**Stated exercise**
Every record here should be printed again exactly.

# # # # #

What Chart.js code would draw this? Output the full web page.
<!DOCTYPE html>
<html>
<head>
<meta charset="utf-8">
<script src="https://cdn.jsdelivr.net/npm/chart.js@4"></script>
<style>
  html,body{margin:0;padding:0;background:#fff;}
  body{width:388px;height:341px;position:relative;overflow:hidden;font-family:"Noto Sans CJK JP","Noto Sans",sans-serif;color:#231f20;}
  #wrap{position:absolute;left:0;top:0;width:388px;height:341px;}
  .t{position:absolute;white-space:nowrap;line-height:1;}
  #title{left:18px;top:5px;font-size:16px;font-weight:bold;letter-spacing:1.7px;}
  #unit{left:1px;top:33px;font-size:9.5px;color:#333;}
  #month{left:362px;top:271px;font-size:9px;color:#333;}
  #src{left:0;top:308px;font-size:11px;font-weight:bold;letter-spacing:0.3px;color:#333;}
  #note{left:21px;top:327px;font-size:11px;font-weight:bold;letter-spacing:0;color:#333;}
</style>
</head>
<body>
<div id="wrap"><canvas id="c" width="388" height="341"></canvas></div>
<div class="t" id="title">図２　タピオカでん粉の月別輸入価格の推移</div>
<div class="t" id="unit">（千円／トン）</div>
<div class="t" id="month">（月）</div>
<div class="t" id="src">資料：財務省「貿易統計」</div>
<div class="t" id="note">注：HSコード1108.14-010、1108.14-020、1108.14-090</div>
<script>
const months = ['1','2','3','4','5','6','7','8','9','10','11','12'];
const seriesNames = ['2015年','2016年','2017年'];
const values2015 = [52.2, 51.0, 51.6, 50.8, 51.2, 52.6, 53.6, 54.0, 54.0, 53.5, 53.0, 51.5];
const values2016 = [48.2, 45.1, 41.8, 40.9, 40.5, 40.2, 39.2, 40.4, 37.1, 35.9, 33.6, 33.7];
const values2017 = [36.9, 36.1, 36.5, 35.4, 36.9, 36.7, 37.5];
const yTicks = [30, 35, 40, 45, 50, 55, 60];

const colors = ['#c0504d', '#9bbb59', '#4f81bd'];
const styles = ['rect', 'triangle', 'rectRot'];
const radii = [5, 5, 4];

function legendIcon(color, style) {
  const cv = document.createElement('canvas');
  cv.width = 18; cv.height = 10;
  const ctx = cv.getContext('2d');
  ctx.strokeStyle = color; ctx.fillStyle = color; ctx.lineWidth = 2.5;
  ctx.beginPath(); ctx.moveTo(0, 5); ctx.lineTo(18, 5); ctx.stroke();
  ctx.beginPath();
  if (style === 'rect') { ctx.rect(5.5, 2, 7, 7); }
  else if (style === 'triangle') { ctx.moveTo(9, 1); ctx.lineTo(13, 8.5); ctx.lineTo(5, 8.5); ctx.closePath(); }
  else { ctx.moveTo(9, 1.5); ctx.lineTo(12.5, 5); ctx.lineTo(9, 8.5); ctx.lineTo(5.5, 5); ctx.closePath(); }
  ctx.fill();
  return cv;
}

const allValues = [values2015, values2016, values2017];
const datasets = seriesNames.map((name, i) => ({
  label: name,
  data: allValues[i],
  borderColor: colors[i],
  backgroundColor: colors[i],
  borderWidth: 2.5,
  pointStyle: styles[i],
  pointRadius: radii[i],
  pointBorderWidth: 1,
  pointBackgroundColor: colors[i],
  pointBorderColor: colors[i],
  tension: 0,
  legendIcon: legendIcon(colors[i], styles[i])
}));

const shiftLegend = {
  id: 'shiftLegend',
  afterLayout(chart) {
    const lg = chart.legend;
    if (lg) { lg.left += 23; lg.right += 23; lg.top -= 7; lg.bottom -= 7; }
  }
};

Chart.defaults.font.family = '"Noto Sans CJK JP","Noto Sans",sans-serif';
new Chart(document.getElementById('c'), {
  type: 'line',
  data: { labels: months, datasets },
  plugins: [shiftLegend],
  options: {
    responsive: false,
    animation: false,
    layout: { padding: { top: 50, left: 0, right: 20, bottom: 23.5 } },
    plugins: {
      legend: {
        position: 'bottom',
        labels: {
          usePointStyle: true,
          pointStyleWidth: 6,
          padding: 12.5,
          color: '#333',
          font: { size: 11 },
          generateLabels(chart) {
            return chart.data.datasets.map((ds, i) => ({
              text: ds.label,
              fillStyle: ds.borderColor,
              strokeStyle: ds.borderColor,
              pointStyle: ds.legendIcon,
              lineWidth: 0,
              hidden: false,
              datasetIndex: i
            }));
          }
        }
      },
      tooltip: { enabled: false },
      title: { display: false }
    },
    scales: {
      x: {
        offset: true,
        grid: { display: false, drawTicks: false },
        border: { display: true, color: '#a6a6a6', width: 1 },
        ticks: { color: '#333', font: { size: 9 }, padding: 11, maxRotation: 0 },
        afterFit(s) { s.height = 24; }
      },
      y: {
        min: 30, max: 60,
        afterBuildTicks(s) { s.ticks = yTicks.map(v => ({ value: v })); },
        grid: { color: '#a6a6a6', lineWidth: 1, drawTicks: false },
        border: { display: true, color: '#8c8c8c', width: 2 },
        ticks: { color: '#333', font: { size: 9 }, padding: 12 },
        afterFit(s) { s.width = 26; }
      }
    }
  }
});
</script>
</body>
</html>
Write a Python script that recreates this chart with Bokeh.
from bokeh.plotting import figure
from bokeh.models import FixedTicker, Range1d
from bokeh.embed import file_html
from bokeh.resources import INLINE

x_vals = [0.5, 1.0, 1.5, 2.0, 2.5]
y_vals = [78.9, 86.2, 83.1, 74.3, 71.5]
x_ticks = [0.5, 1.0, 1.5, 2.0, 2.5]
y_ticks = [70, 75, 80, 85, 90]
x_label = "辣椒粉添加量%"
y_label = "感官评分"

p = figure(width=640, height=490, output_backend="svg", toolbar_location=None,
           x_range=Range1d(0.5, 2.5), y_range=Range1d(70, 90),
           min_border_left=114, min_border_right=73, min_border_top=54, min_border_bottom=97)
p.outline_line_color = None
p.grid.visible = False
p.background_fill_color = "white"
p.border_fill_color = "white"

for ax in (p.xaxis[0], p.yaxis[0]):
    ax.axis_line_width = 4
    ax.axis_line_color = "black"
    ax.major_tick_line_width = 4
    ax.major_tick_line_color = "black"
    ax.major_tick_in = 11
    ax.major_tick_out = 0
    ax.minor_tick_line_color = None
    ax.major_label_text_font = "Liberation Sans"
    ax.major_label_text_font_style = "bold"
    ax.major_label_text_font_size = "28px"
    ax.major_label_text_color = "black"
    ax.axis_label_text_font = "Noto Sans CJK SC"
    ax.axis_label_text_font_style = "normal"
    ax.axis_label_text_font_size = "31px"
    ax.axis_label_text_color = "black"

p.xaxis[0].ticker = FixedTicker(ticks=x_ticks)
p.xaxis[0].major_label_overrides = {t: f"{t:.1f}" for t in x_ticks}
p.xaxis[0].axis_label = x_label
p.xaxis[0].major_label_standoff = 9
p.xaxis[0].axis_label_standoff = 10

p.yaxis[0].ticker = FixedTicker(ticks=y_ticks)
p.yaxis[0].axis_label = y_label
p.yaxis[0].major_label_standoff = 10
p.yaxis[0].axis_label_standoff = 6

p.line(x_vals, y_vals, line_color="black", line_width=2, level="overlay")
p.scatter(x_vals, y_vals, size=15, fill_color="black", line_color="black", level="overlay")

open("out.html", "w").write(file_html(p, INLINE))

# # # # #

**Response below**
What Chart.js code would draw this? Output the full web page.
<!DOCTYPE html>
<html>
<head>
<meta charset="utf-8">
<script src="https://cdn.jsdelivr.net/npm/chart.js@4"></script>
<style>
  html,body{margin:0;padding:0;background:#fff;}
  body{width:388px;height:341px;position:relative;overflow:hidden;font-family:"Noto Sans CJK JP","Noto Sans",sans-serif;color:#231f20;}
  #wrap{position:absolute;left:0;top:0;width:388px;height:341px;}
  .t{position:absolute;white-space:nowrap;line-height:1;}
  #title{left:18px;top:5px;font-size:16px;font-weight:bold;letter-spacing:1.7px;}
  #unit{left:1px;top:33px;font-size:9.5px;color:#333;}
  #month{left:362px;top:271px;font-size:9px;color:#333;}
  #src{left:0;top:308px;font-size:11px;font-weight:bold;letter-spacing:0.3px;color:#333;}
  #note{left:21px;top:327px;font-size:11px;font-weight:bold;letter-spacing:0;color:#333;}
</style>
</head>
<body>
<div id="wrap"><canvas id="c" width="388" height="341"></canvas></div>
<div class="t" id="title">図２　タピオカでん粉の月別輸入価格の推移</div>
<div class="t" id="unit">（千円／トン）</div>
<div class="t" id="month">（月）</div>
<div class="t" id="src">資料：財務省「貿易統計」</div>
<div class="t" id="note">注：HSコード1108.14-010、1108.14-020、1108.14-090</div>
<script>
const months = ['1','2','3','4','5','6','7','8','9','10','11','12'];
const seriesNames = ['2015年','2016年','2017年'];
const values2015 = [52.2, 51.0, 51.6, 50.8, 51.2, 52.6, 53.6, 54.0, 54.0, 53.5, 53.0, 51.5];
const values2016 = [48.2, 45.1, 41.8, 40.9, 40.5, 40.2, 39.2, 40.4, 37.1, 35.9, 33.6, 33.7];
const values2017 = [36.9, 36.1, 36.5, 35.4, 36.9, 36.7, 37.5];
const yTicks = [30, 35, 40, 45, 50, 55, 60];

const colors = ['#c0504d', '#9bbb59', '#4f81bd'];
const styles = ['rect', 'triangle', 'rectRot'];
const radii = [5, 5, 4];

function legendIcon(color, style) {
  const cv = document.createElement('canvas');
  cv.width = 18; cv.height = 10;
  const ctx = cv.getContext('2d');
  ctx.strokeStyle = color; ctx.fillStyle = color; ctx.lineWidth = 2.5;
  ctx.beginPath(); ctx.moveTo(0, 5); ctx.lineTo(18, 5); ctx.stroke();
  ctx.beginPath();
  if (style === 'rect') { ctx.rect(5.5, 2, 7, 7); }
  else if (style === 'triangle') { ctx.moveTo(9, 1); ctx.lineTo(13, 8.5); ctx.lineTo(5, 8.5); ctx.closePath(); }
  else { ctx.moveTo(9, 1.5); ctx.lineTo(12.5, 5); ctx.lineTo(9, 8.5); ctx.lineTo(5.5, 5); ctx.closePath(); }
  ctx.fill();
  return cv;
}

const allValues = [values2015, values2016, values2017];
const datasets = seriesNames.map((name, i) => ({
  label: name,
  data: allValues[i],
  borderColor: colors[i],
  backgroundColor: colors[i],
  borderWidth: 2.5,
  pointStyle: styles[i],
  pointRadius: radii[i],
  pointBorderWidth: 1,
  pointBackgroundColor: colors[i],
  pointBorderColor: colors[i],
  tension: 0,
  legendIcon: legendIcon(colors[i], styles[i])
}));

const shiftLegend = {
  id: 'shiftLegend',
  afterLayout(chart) {
    const lg = chart.legend;
    if (lg) { lg.left += 23; lg.right += 23; lg.top -= 7; lg.bottom -= 7; }
  }
};

Chart.defaults.font.family = '"Noto Sans CJK JP","Noto Sans",sans-serif';
new Chart(document.getElementById('c'), {
  type: 'line',
  data: { labels: months, datasets },
  plugins: [shiftLegend],
  options: {
    responsive: false,
    animation: false,
    layout: { padding: { top: 50, left: 0, right: 20, bottom: 23.5 } },
    plugins: {
      legend: {
        position: 'bottom',
        labels: {
          usePointStyle: true,
          pointStyleWidth: 6,
          padding: 12.5,
          color: '#333',
          font: { size: 11 },
          generateLabels(chart) {
            return chart.data.datasets.map((ds, i) => ({
              text: ds.label,
              fillStyle: ds.borderColor,
              strokeStyle: ds.borderColor,
              pointStyle: ds.legendIcon,
              lineWidth: 0,
              hidden: false,
              datasetIndex: i
            }));
          }
        }
      },
      tooltip: { enabled: false },
      title: { display: false }
    },
    scales: {
      x: {
        offset: true,
        grid: { display: false, drawTicks: false },
        border: { display: true, color: '#a6a6a6', width: 1 },
        ticks: { color: '#333', font: { size: 9 }, padding: 11, maxRotation: 0 },
        afterFit(s) { s.height = 24; }
      },
      y: {
        min: 30, max: 60,
        afterBuildTicks(s) { s.ticks = yTicks.map(v => ({ value: v })); },
        grid: { color: '#a6a6a6', lineWidth: 1, drawTicks: false },
        border: { display: true, color: '#8c8c8c', width: 2 },
        ticks: { color: '#333', font: { size: 9 }, padding: 12 },
        afterFit(s) { s.width = 26; }
      }
    }
  }
});
</script>
</body>
</html>
Write a Python script that recreates this chart with Bokeh.
from bokeh.plotting import figure
from bokeh.models import FixedTicker, Range1d
from bokeh.embed import file_html
from bokeh.resources import INLINE

x_vals = [0.5, 1.0, 1.5, 2.0, 2.5]
y_vals = [78.9, 86.2, 83.1, 74.3, 71.5]
x_ticks = [0.5, 1.0, 1.5, 2.0, 2.5]
y_ticks = [70, 75, 80, 85, 90]
x_label = "辣椒粉添加量%"
y_label = "感官评分"

p = figure(width=640, height=490, output_backend="svg", toolbar_location=None,
           x_range=Range1d(0.5, 2.5), y_range=Range1d(70, 90),
           min_border_left=114, min_border_right=73, min_border_top=54, min_border_bottom=97)
p.outline_line_color = None
p.grid.visible = False
p.background_fill_color = "white"
p.border_fill_color = "white"

for ax in (p.xaxis[0], p.yaxis[0]):
    ax.axis_line_width = 4
    ax.axis_line_color = "black"
    ax.major_tick_line_width = 4
    ax.major_tick_line_color = "black"
    ax.major_tick_in = 11
    ax.major_tick_out = 0
    ax.minor_tick_line_color = None
    ax.major_label_text_font = "Liberation Sans"
    ax.major_label_text_font_style = "bold"
    ax.major_label_text_font_size = "28px"
    ax.major_label_text_color = "black"
    ax.axis_label_text_font = "Noto Sans CJK SC"
    ax.axis_label_text_font_style = "normal"
    ax.axis_label_text_font_size = "31px"
    ax.axis_label_text_color = "black"

p.xaxis[0].ticker = FixedTicker(ticks=x_ticks)
p.xaxis[0].major_label_overrides = {t: f"{t:.1f}" for t in x_ticks}
p.xaxis[0].axis_label = x_label
p.xaxis[0].major_label_standoff = 9
p.xaxis[0].axis_label_standoff = 10

p.yaxis[0].ticker = FixedTicker(ticks=y_ticks)
p.yaxis[0].axis_label = y_label
p.yaxis[0].major_label_standoff = 10
p.yaxis[0].axis_label_standoff = 6

p.line(x_vals, y_vals, line_color="black", line_width=2, level="overlay")
p.scatter(x_vals, y_vals, size=15, fill_color="black", line_color="black", level="overlay")

open("out.html", "w").write(file_html(p, INLINE))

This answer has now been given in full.